*** Information shown ***

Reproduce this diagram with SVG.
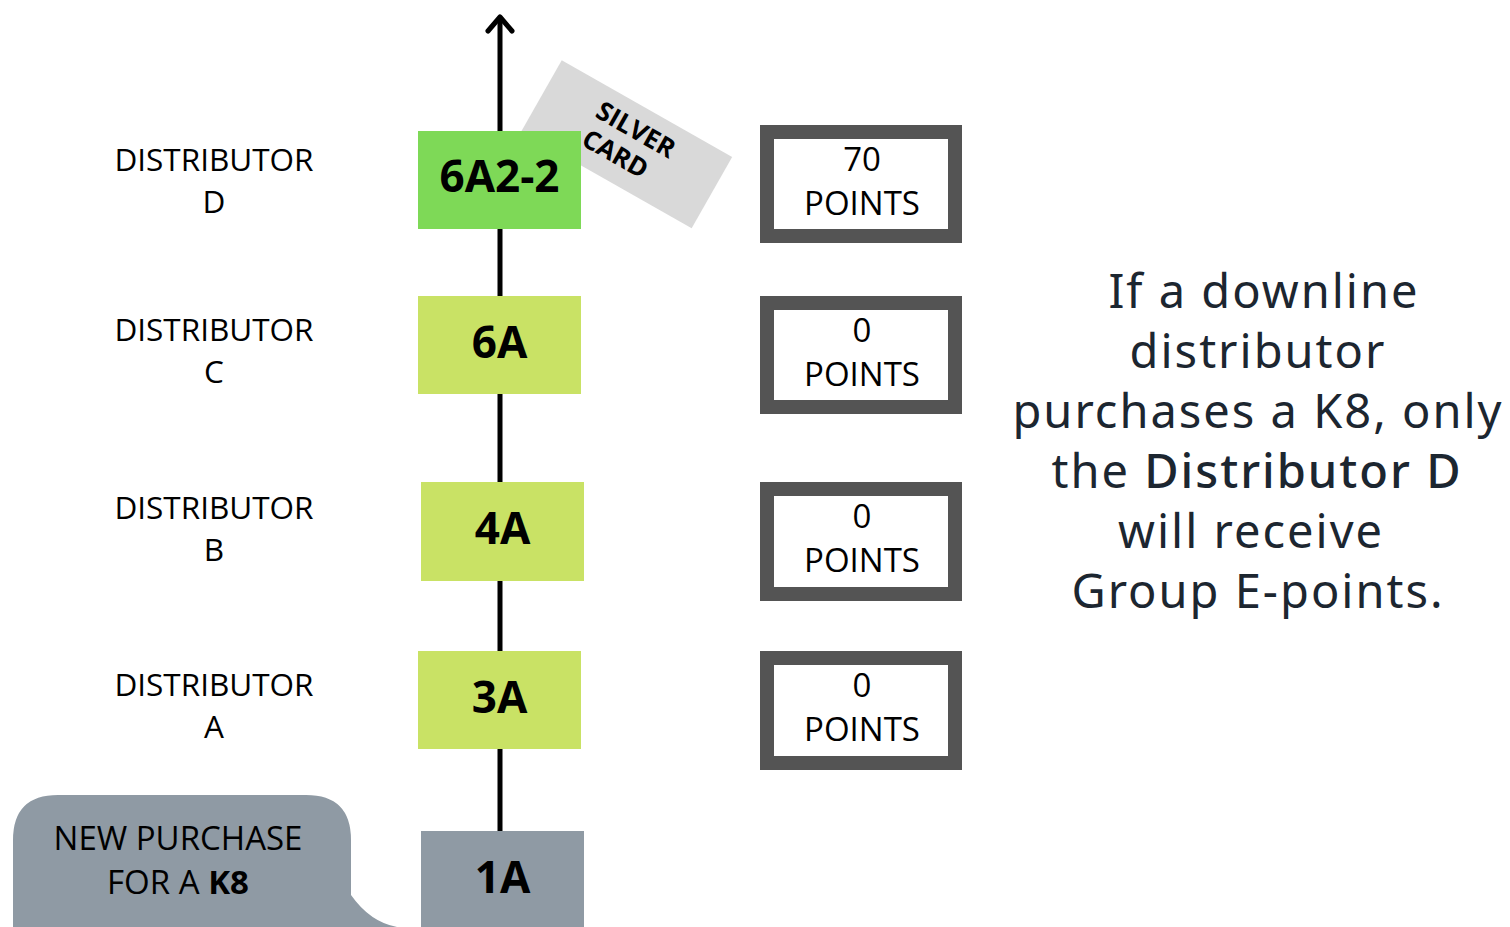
<svg xmlns="http://www.w3.org/2000/svg" width="1510" height="927" viewBox="0 0 1510 927">
<defs>
<style>
.lbl{font-family:"Open Sans","Noto Sans",sans-serif;font-size:31.5px;fill:#000;text-anchor:middle}
.pt{font-family:"Open Sans","Noto Sans",sans-serif;font-size:33px;fill:#000;text-anchor:middle}
.box{font-family:"Open Sans","Noto Sans",sans-serif;font-size:44px;font-weight:bold;fill:#000;text-anchor:middle}
.pts{fill:#fff;stroke:#545454;stroke-width:14}
.desc{font-family:"Noto Sans","Open Sans",sans-serif;font-size:47px;letter-spacing:2px;fill:#1c2630;text-anchor:middle}
</style>
</defs>
<rect width="1510" height="927" fill="#fff"/>
<g id="connectors">
<line x1="500" y1="18" x2="500" y2="831" stroke="#000" stroke-width="5"/>
<polyline points="488,31 500,17 512,31" fill="none" stroke="#000" stroke-width="5" stroke-linecap="round" stroke-linejoin="round"/>
</g>
<g id="silver-card">
<rect x="-98" y="-41" width="196" height="82" fill="#d9d9d9" transform="translate(626.7,144.2) rotate(29.6)"/>
<g transform="translate(629,142) rotate(29.6)" font-family="Open Sans, Noto Sans, sans-serif" font-size="26" font-weight="bold" text-anchor="middle" fill="#000">
<text x="0" y="-5">SILVER</text>
<text x="-6" y="26">CARD</text>
</g>
</g>
<g id="node-6A2-2">
<rect x="418" y="131" width="163" height="98" fill="#7ed957"/>
<text class="box" x="499.5" y="192">6A2-2</text>
</g>
<g id="node-6A">
<rect x="418" y="296" width="163" height="98" fill="#c9e265"/>
<text class="box" x="499.5" y="358">6A</text>
</g>
<g id="node-4A">
<rect x="421" y="482" width="163" height="99" fill="#c9e265"/>
<text class="box" x="502.5" y="544">4A</text>
</g>
<g id="node-3A">
<rect x="418" y="651" width="163" height="98" fill="#c9e265"/>
<text class="box" x="499.5" y="713">3A</text>
</g>
<g id="node-1A">
<rect x="421" y="831" width="163" height="100" fill="#8f9aa4"/>
<text class="box" x="502.5" y="893">1A</text>
</g>
<g id="label-D"><text class="lbl" x="214" y="171">DISTRIBUTOR</text><text class="lbl" x="214" y="213">D</text></g>
<g id="label-C"><text class="lbl" x="214" y="341">DISTRIBUTOR</text><text class="lbl" x="214" y="383">C</text></g>
<g id="label-B"><text class="lbl" x="214" y="519">DISTRIBUTOR</text><text class="lbl" x="214" y="561">B</text></g>
<g id="label-A"><text class="lbl" x="214" y="696">DISTRIBUTOR</text><text class="lbl" x="214" y="738">A</text></g>
<g id="points-D"><rect class="pts" x="767" y="132" width="188" height="104"/><text class="pt" x="862" y="171">70</text><text class="pt" x="862" y="215">POINTS</text></g>
<g id="points-C"><rect class="pts" x="767" y="303" width="188" height="104"/><text class="pt" x="862" y="342">0</text><text class="pt" x="862" y="386">POINTS</text></g>
<g id="points-B"><rect class="pts" x="767" y="489" width="188" height="105"/><text class="pt" x="862" y="528">0</text><text class="pt" x="862" y="572">POINTS</text></g>
<g id="points-A"><rect class="pts" x="767" y="658" width="188" height="105"/><text class="pt" x="862" y="697">0</text><text class="pt" x="862" y="741">POINTS</text></g>
<g id="bubble">
<path d="M58,795 H306 Q351,795 351,840 V895 Q370,922 397,927 H13 V840 Q13,795 58,795 Z" fill="#8f9aa4"/>
<text class="pt" x="178" y="850">NEW PURCHASE</text>
<text class="pt" x="178" y="894">FOR A <tspan font-weight="bold">K8</tspan></text>
</g>
<g id="description">
<text class="desc" x="1264" y="308">If a downline</text>
<text class="desc" x="1258" y="368">distributor</text>
<text class="desc" x="1258" y="428">purchases a K8, only</text>
<text class="desc" x="1257" y="488">the <tspan font-weight="500">Distributor D</tspan></text>
<text class="desc" x="1251" y="548">will receive</text>
<text class="desc" x="1258" y="608">Group E-points.</text>
</g>
</svg>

***

Restate the full listing verbatim and drop every picture.

__Exercise output__:
Reproduce this diagram with SVG.
<svg xmlns="http://www.w3.org/2000/svg" width="1510" height="927" viewBox="0 0 1510 927">
<defs>
<style>
.lbl{font-family:"Open Sans","Noto Sans",sans-serif;font-size:31.5px;fill:#000;text-anchor:middle}
.pt{font-family:"Open Sans","Noto Sans",sans-serif;font-size:33px;fill:#000;text-anchor:middle}
.box{font-family:"Open Sans","Noto Sans",sans-serif;font-size:44px;font-weight:bold;fill:#000;text-anchor:middle}
.pts{fill:#fff;stroke:#545454;stroke-width:14}
.desc{font-family:"Noto Sans","Open Sans",sans-serif;font-size:47px;letter-spacing:2px;fill:#1c2630;text-anchor:middle}
</style>
</defs>
<rect width="1510" height="927" fill="#fff"/>
<g id="connectors">
<line x1="500" y1="18" x2="500" y2="831" stroke="#000" stroke-width="5"/>
<polyline points="488,31 500,17 512,31" fill="none" stroke="#000" stroke-width="5" stroke-linecap="round" stroke-linejoin="round"/>
</g>
<g id="silver-card">
<rect x="-98" y="-41" width="196" height="82" fill="#d9d9d9" transform="translate(626.7,144.2) rotate(29.6)"/>
<g transform="translate(629,142) rotate(29.6)" font-family="Open Sans, Noto Sans, sans-serif" font-size="26" font-weight="bold" text-anchor="middle" fill="#000">
<text x="0" y="-5">SILVER</text>
<text x="-6" y="26">CARD</text>
</g>
</g>
<g id="node-6A2-2">
<rect x="418" y="131" width="163" height="98" fill="#7ed957"/>
<text class="box" x="499.5" y="192">6A2-2</text>
</g>
<g id="node-6A">
<rect x="418" y="296" width="163" height="98" fill="#c9e265"/>
<text class="box" x="499.5" y="358">6A</text>
</g>
<g id="node-4A">
<rect x="421" y="482" width="163" height="99" fill="#c9e265"/>
<text class="box" x="502.5" y="544">4A</text>
</g>
<g id="node-3A">
<rect x="418" y="651" width="163" height="98" fill="#c9e265"/>
<text class="box" x="499.5" y="713">3A</text>
</g>
<g id="node-1A">
<rect x="421" y="831" width="163" height="100" fill="#8f9aa4"/>
<text class="box" x="502.5" y="893">1A</text>
</g>
<g id="label-D"><text class="lbl" x="214" y="171">DISTRIBUTOR</text><text class="lbl" x="214" y="213">D</text></g>
<g id="label-C"><text class="lbl" x="214" y="341">DISTRIBUTOR</text><text class="lbl" x="214" y="383">C</text></g>
<g id="label-B"><text class="lbl" x="214" y="519">DISTRIBUTOR</text><text class="lbl" x="214" y="561">B</text></g>
<g id="label-A"><text class="lbl" x="214" y="696">DISTRIBUTOR</text><text class="lbl" x="214" y="738">A</text></g>
<g id="points-D"><rect class="pts" x="767" y="132" width="188" height="104"/><text class="pt" x="862" y="171">70</text><text class="pt" x="862" y="215">POINTS</text></g>
<g id="points-C"><rect class="pts" x="767" y="303" width="188" height="104"/><text class="pt" x="862" y="342">0</text><text class="pt" x="862" y="386">POINTS</text></g>
<g id="points-B"><rect class="pts" x="767" y="489" width="188" height="105"/><text class="pt" x="862" y="528">0</text><text class="pt" x="862" y="572">POINTS</text></g>
<g id="points-A"><rect class="pts" x="767" y="658" width="188" height="105"/><text class="pt" x="862" y="697">0</text><text class="pt" x="862" y="741">POINTS</text></g>
<g id="bubble">
<path d="M58,795 H306 Q351,795 351,840 V895 Q370,922 397,927 H13 V840 Q13,795 58,795 Z" fill="#8f9aa4"/>
<text class="pt" x="178" y="850">NEW PURCHASE</text>
<text class="pt" x="178" y="894">FOR A <tspan font-weight="bold">K8</tspan></text>
</g>
<g id="description">
<text class="desc" x="1264" y="308">If a downline</text>
<text class="desc" x="1258" y="368">distributor</text>
<text class="desc" x="1258" y="428">purchases a K8, only</text>
<text class="desc" x="1257" y="488">the <tspan font-weight="500">Distributor D</tspan></text>
<text class="desc" x="1251" y="548">will receive</text>
<text class="desc" x="1258" y="608">Group E-points.</text>
</g>
</svg>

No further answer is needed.